● **WHAT THE EXERCISE ASKS**:
Word for word, quote all of the material, omitting the pictures.

● **INFORMATION SUPPLIED**:
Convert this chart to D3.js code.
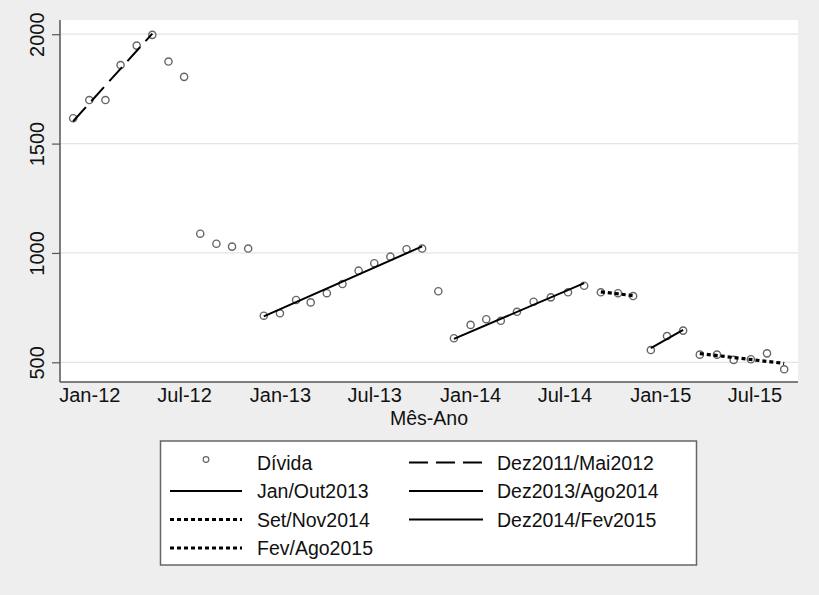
<!DOCTYPE html>
<html>
<head>
<meta charset="utf-8">
<script src="https://cdn.jsdelivr.net/npm/d3@7"></script>
<style>
  html, body { margin: 0; padding: 0; background: #eeeeee; }
  svg { display: block; }
  text { font-family: "Liberation Sans", Arial, Helvetica, sans-serif; fill: #111; }
</style>
</head>
<body>
<svg id="chart" width="819" height="595"></svg>
<script>
// ---- Data ----
const obsDates = [
  "2011-12-01","2012-01-01","2012-02-01","2012-03-01","2012-04-01","2012-05-01",
  "2012-06-01","2012-07-01","2012-08-01","2012-09-01","2012-10-01","2012-11-01",
  "2012-12-01","2013-01-01","2013-02-01","2013-03-01","2013-04-01","2013-05-01",
  "2013-06-01","2013-07-01","2013-08-01","2013-09-01","2013-10-01","2013-11-01",
  "2013-12-01","2014-01-02","2014-02-01","2014-03-01","2014-04-01","2014-05-03",
  "2014-06-05","2014-07-08","2014-08-08","2014-09-09","2014-10-12","2014-11-10",
  "2014-12-14","2015-01-14","2015-02-14","2015-03-18","2015-04-20","2015-05-22",
  "2015-06-24","2015-07-25","2015-08-27"
];
const divida = [
  1616,1699,1699,1859,1948,1997,
  1875,1805,1088,1042,1029,1020,
  713,724,785,774,816,858,
  919,953,983,1017,1020,825,
  610,671,697,690,731,777,
  797,820,850,820,816,803,
  556,620,645,535,535,511,
  514,541,468
];

const fitNames      = ["Dez2011/Mai2012","Jan/Out2013","Dez2013/Ago2014","Set/Nov2014","Dez2014/Fev2015","Fev/Ago2015"];
const fitStartDate  = ["2011-12-01","2012-12-01","2013-12-01","2014-09-09","2014-12-14","2015-03-18"];
const fitEndDate    = ["2012-05-01","2013-10-01","2014-08-08","2014-11-10","2015-02-14","2015-08-27"];
const fitStartValue = [1602, 710, 607, 822, 565, 540];
const fitEndValue   = [2003, 1030, 862, 805, 648, 495];

const yTicks = [500, 1000, 1500, 2000];
const xTickDates  = ["2012-01-01","2012-07-01","2013-01-01","2013-07-01","2014-01-01","2014-07-01","2015-01-01","2015-07-01"];
const xTickLabels = ["Jan-12","Jul-12","Jan-13","Jul-13","Jan-14","Jul-14","Jan-15","Jul-15"];
const xTitle = "Mês-Ano";
const pointLabel = "Dívida";

const legendCol1 = [pointLabel, "Jan/Out2013", "Set/Nov2014", "Fev/Ago2015"];
const legendCol2 = ["Dez2011/Mai2012", "Dez2013/Ago2014", "Dez2014/Fev2015"];

// ---- Layout ----
const parse = d3.utcParse("%Y-%m-%d");
const plot = { left: 60, right: 798, top: 20, bottom: 382 };
const svg = d3.select("#chart");

const x = d3.scaleUtc()
  .domain([parse("2012-01-01"), parse("2015-07-01")])
  .range([89.3, 754.5]);
const y = d3.scaleLinear()
  .domain([410, 2065])
  .range([plot.bottom, plot.top]);

const styleOf = name => {
  if (name === "Dez2011/Mai2012") return { dash: "19,8", width: 2 };
  if (name === "Set/Nov2014" || name === "Fev/Ago2015") return { dash: "4,3", width: 3.2 };
  return { dash: null, width: 2 };
};

svg.append("rect")
  .attr("x", plot.left).attr("y", plot.top)
  .attr("width", plot.right - plot.left).attr("height", plot.bottom - plot.top)
  .attr("fill", "#ffffff");

svg.append("g").selectAll("line").data(yTicks).join("line")
  .attr("x1", plot.left).attr("x2", plot.right)
  .attr("y1", d => y(d)).attr("y2", d => y(d))
  .attr("stroke", "#e4e4e4").attr("stroke-width", 1.2);

// y axis
const yAxis = d3.axisLeft(y).tickValues(yTicks).tickFormat(d3.format("d"))
  .tickSize(8).tickSizeOuter(0).tickPadding(0);
const gy = svg.append("g").attr("transform", `translate(${plot.left},0)`).call(yAxis);
gy.select(".domain").attr("stroke", "#555").attr("stroke-width", 1.5)
  .attr("d", `M0,${plot.top}V${plot.bottom}`);
gy.selectAll(".tick line").attr("stroke", "#555").attr("stroke-width", 1.2);
gy.selectAll(".tick text")
  .attr("x", 0).attr("y", 0).attr("dy", null)
  .attr("transform", "translate(-16,0) rotate(-90)")
  .attr("text-anchor", "middle")
  .style("font-size", "20px");

// x axis
const xAxis = d3.axisBottom(x)
  .tickValues(xTickDates.map(parse))
  .tickFormat((d, i) => xTickLabels[i])
  .tickSize(0).tickSizeOuter(0).tickPadding(0);
const gx = svg.append("g").attr("transform", `translate(0,${plot.bottom})`).call(xAxis);
gx.select(".domain").attr("stroke", "#555").attr("stroke-width", 1.5)
  .attr("d", `M${plot.left},0H${plot.right}`);
gx.selectAll(".tick text").attr("y", 20).attr("dy", null)
  .style("font-size", "20px");

svg.selectAll(".tick text").attr("fill", "#111").style("font-family", '"Liberation Sans", Arial, sans-serif');

svg.append("text")
  .attr("x", (plot.left + plot.right) / 2).attr("y", 425)
  .attr("text-anchor", "middle").style("font-size", "19.5px")
  .text(xTitle);

// points
const obs = obsDates.map((d, i) => ({ d: parse(d), v: divida[i] }));
svg.append("g").selectAll("circle").data(obs).join("circle")
  .attr("cx", o => x(o.d)).attr("cy", o => y(o.v)).attr("r", 3.6)
  .attr("fill", "none").attr("stroke", "#666").attr("stroke-width", 1.4);

// fit lines
const fits = fitNames.map((n, i) => ({
  name: n,
  pts: [
    { d: parse(fitStartDate[i]), v: fitStartValue[i] },
    { d: parse(fitEndDate[i]),   v: fitEndValue[i] }
  ]
}));
const lineGen = d3.line().x(p => x(p.d)).y(p => y(p.v));
svg.append("g").selectAll("path").data(fits).join("path")
  .attr("d", f => lineGen(f.pts))
  .attr("fill", "none").attr("stroke", "#000")
  .attr("stroke-width", f => styleOf(f.name).width)
  .attr("stroke-dasharray", f => styleOf(f.name).dash);

// legend
const lg = svg.append("g");
lg.append("rect").attr("x", 160.5).attr("y", 441).attr("width", 536).attr("height", 124)
  .attr("fill", "#fff").attr("stroke", "#666").attr("stroke-width", 1.5);

const rowY = [462.5, 491, 519.5, 548];
function legendItem(label, col, row) {
  const sx0 = col === 0 ? 170 : 409;
  const sx1 = col === 0 ? 242 : 483;
  const tx  = col === 0 ? 257 : 497;
  const yy = rowY[row];
  if (label === pointLabel) {
    lg.append("circle").attr("cx", (sx0 + sx1) / 2).attr("cy", yy - 3).attr("r", 2.8)
      .attr("fill", "none").attr("stroke", "#666").attr("stroke-width", 1.2);
  } else {
    const st = styleOf(label);
    lg.append("line").attr("x1", sx0).attr("x2", sx1).attr("y1", yy).attr("y2", yy)
      .attr("stroke", "#000").attr("stroke-width", st.width)
      .attr("stroke-dasharray", st.dash);
  }
  lg.append("text").attr("x", tx).attr("y", yy + 7).style("font-size", "19.5px").text(label);
}
legendCol1.forEach((l, i) => legendItem(l, 0, i));
legendCol2.forEach((l, i) => legendItem(l, 1, i));
</script>
</body>
</html>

● **COMPLETED TASK**:
Convert this chart to D3.js code.
<!DOCTYPE html>
<html>
<head>
<meta charset="utf-8">
<script src="https://cdn.jsdelivr.net/npm/d3@7"></script>
<style>
  html, body { margin: 0; padding: 0; background: #eeeeee; }
  svg { display: block; }
  text { font-family: "Liberation Sans", Arial, Helvetica, sans-serif; fill: #111; }
</style>
</head>
<body>
<svg id="chart" width="819" height="595"></svg>
<script>
// ---- Data ----
const obsDates = [
  "2011-12-01","2012-01-01","2012-02-01","2012-03-01","2012-04-01","2012-05-01",
  "2012-06-01","2012-07-01","2012-08-01","2012-09-01","2012-10-01","2012-11-01",
  "2012-12-01","2013-01-01","2013-02-01","2013-03-01","2013-04-01","2013-05-01",
  "2013-06-01","2013-07-01","2013-08-01","2013-09-01","2013-10-01","2013-11-01",
  "2013-12-01","2014-01-02","2014-02-01","2014-03-01","2014-04-01","2014-05-03",
  "2014-06-05","2014-07-08","2014-08-08","2014-09-09","2014-10-12","2014-11-10",
  "2014-12-14","2015-01-14","2015-02-14","2015-03-18","2015-04-20","2015-05-22",
  "2015-06-24","2015-07-25","2015-08-27"
];
const divida = [
  1616,1699,1699,1859,1948,1997,
  1875,1805,1088,1042,1029,1020,
  713,724,785,774,816,858,
  919,953,983,1017,1020,825,
  610,671,697,690,731,777,
  797,820,850,820,816,803,
  556,620,645,535,535,511,
  514,541,468
];

const fitNames      = ["Dez2011/Mai2012","Jan/Out2013","Dez2013/Ago2014","Set/Nov2014","Dez2014/Fev2015","Fev/Ago2015"];
const fitStartDate  = ["2011-12-01","2012-12-01","2013-12-01","2014-09-09","2014-12-14","2015-03-18"];
const fitEndDate    = ["2012-05-01","2013-10-01","2014-08-08","2014-11-10","2015-02-14","2015-08-27"];
const fitStartValue = [1602, 710, 607, 822, 565, 540];
const fitEndValue   = [2003, 1030, 862, 805, 648, 495];

const yTicks = [500, 1000, 1500, 2000];
const xTickDates  = ["2012-01-01","2012-07-01","2013-01-01","2013-07-01","2014-01-01","2014-07-01","2015-01-01","2015-07-01"];
const xTickLabels = ["Jan-12","Jul-12","Jan-13","Jul-13","Jan-14","Jul-14","Jan-15","Jul-15"];
const xTitle = "Mês-Ano";
const pointLabel = "Dívida";

const legendCol1 = [pointLabel, "Jan/Out2013", "Set/Nov2014", "Fev/Ago2015"];
const legendCol2 = ["Dez2011/Mai2012", "Dez2013/Ago2014", "Dez2014/Fev2015"];

// ---- Layout ----
const parse = d3.utcParse("%Y-%m-%d");
const plot = { left: 60, right: 798, top: 20, bottom: 382 };
const svg = d3.select("#chart");

const x = d3.scaleUtc()
  .domain([parse("2012-01-01"), parse("2015-07-01")])
  .range([89.3, 754.5]);
const y = d3.scaleLinear()
  .domain([410, 2065])
  .range([plot.bottom, plot.top]);

const styleOf = name => {
  if (name === "Dez2011/Mai2012") return { dash: "19,8", width: 2 };
  if (name === "Set/Nov2014" || name === "Fev/Ago2015") return { dash: "4,3", width: 3.2 };
  return { dash: null, width: 2 };
};

svg.append("rect")
  .attr("x", plot.left).attr("y", plot.top)
  .attr("width", plot.right - plot.left).attr("height", plot.bottom - plot.top)
  .attr("fill", "#ffffff");

svg.append("g").selectAll("line").data(yTicks).join("line")
  .attr("x1", plot.left).attr("x2", plot.right)
  .attr("y1", d => y(d)).attr("y2", d => y(d))
  .attr("stroke", "#e4e4e4").attr("stroke-width", 1.2);

// y axis
const yAxis = d3.axisLeft(y).tickValues(yTicks).tickFormat(d3.format("d"))
  .tickSize(8).tickSizeOuter(0).tickPadding(0);
const gy = svg.append("g").attr("transform", `translate(${plot.left},0)`).call(yAxis);
gy.select(".domain").attr("stroke", "#555").attr("stroke-width", 1.5)
  .attr("d", `M0,${plot.top}V${plot.bottom}`);
gy.selectAll(".tick line").attr("stroke", "#555").attr("stroke-width", 1.2);
gy.selectAll(".tick text")
  .attr("x", 0).attr("y", 0).attr("dy", null)
  .attr("transform", "translate(-16,0) rotate(-90)")
  .attr("text-anchor", "middle")
  .style("font-size", "20px");

// x axis
const xAxis = d3.axisBottom(x)
  .tickValues(xTickDates.map(parse))
  .tickFormat((d, i) => xTickLabels[i])
  .tickSize(0).tickSizeOuter(0).tickPadding(0);
const gx = svg.append("g").attr("transform", `translate(0,${plot.bottom})`).call(xAxis);
gx.select(".domain").attr("stroke", "#555").attr("stroke-width", 1.5)
  .attr("d", `M${plot.left},0H${plot.right}`);
gx.selectAll(".tick text").attr("y", 20).attr("dy", null)
  .style("font-size", "20px");

svg.selectAll(".tick text").attr("fill", "#111").style("font-family", '"Liberation Sans", Arial, sans-serif');

svg.append("text")
  .attr("x", (plot.left + plot.right) / 2).attr("y", 425)
  .attr("text-anchor", "middle").style("font-size", "19.5px")
  .text(xTitle);

// points
const obs = obsDates.map((d, i) => ({ d: parse(d), v: divida[i] }));
svg.append("g").selectAll("circle").data(obs).join("circle")
  .attr("cx", o => x(o.d)).attr("cy", o => y(o.v)).attr("r", 3.6)
  .attr("fill", "none").attr("stroke", "#666").attr("stroke-width", 1.4);

// fit lines
const fits = fitNames.map((n, i) => ({
  name: n,
  pts: [
    { d: parse(fitStartDate[i]), v: fitStartValue[i] },
    { d: parse(fitEndDate[i]),   v: fitEndValue[i] }
  ]
}));
const lineGen = d3.line().x(p => x(p.d)).y(p => y(p.v));
svg.append("g").selectAll("path").data(fits).join("path")
  .attr("d", f => lineGen(f.pts))
  .attr("fill", "none").attr("stroke", "#000")
  .attr("stroke-width", f => styleOf(f.name).width)
  .attr("stroke-dasharray", f => styleOf(f.name).dash);

// legend
const lg = svg.append("g");
lg.append("rect").attr("x", 160.5).attr("y", 441).attr("width", 536).attr("height", 124)
  .attr("fill", "#fff").attr("stroke", "#666").attr("stroke-width", 1.5);

const rowY = [462.5, 491, 519.5, 548];
function legendItem(label, col, row) {
  const sx0 = col === 0 ? 170 : 409;
  const sx1 = col === 0 ? 242 : 483;
  const tx  = col === 0 ? 257 : 497;
  const yy = rowY[row];
  if (label === pointLabel) {
    lg.append("circle").attr("cx", (sx0 + sx1) / 2).attr("cy", yy - 3).attr("r", 2.8)
      .attr("fill", "none").attr("stroke", "#666").attr("stroke-width", 1.2);
  } else {
    const st = styleOf(label);
    lg.append("line").attr("x1", sx0).attr("x2", sx1).attr("y1", yy).attr("y2", yy)
      .attr("stroke", "#000").attr("stroke-width", st.width)
      .attr("stroke-dasharray", st.dash);
  }
  lg.append("text").attr("x", tx).attr("y", yy + 7).style("font-size", "19.5px").text(label);
}
legendCol1.forEach((l, i) => legendItem(l, 0, i));
legendCol2.forEach((l, i) => legendItem(l, 1, i));
</script>
</body>
</html>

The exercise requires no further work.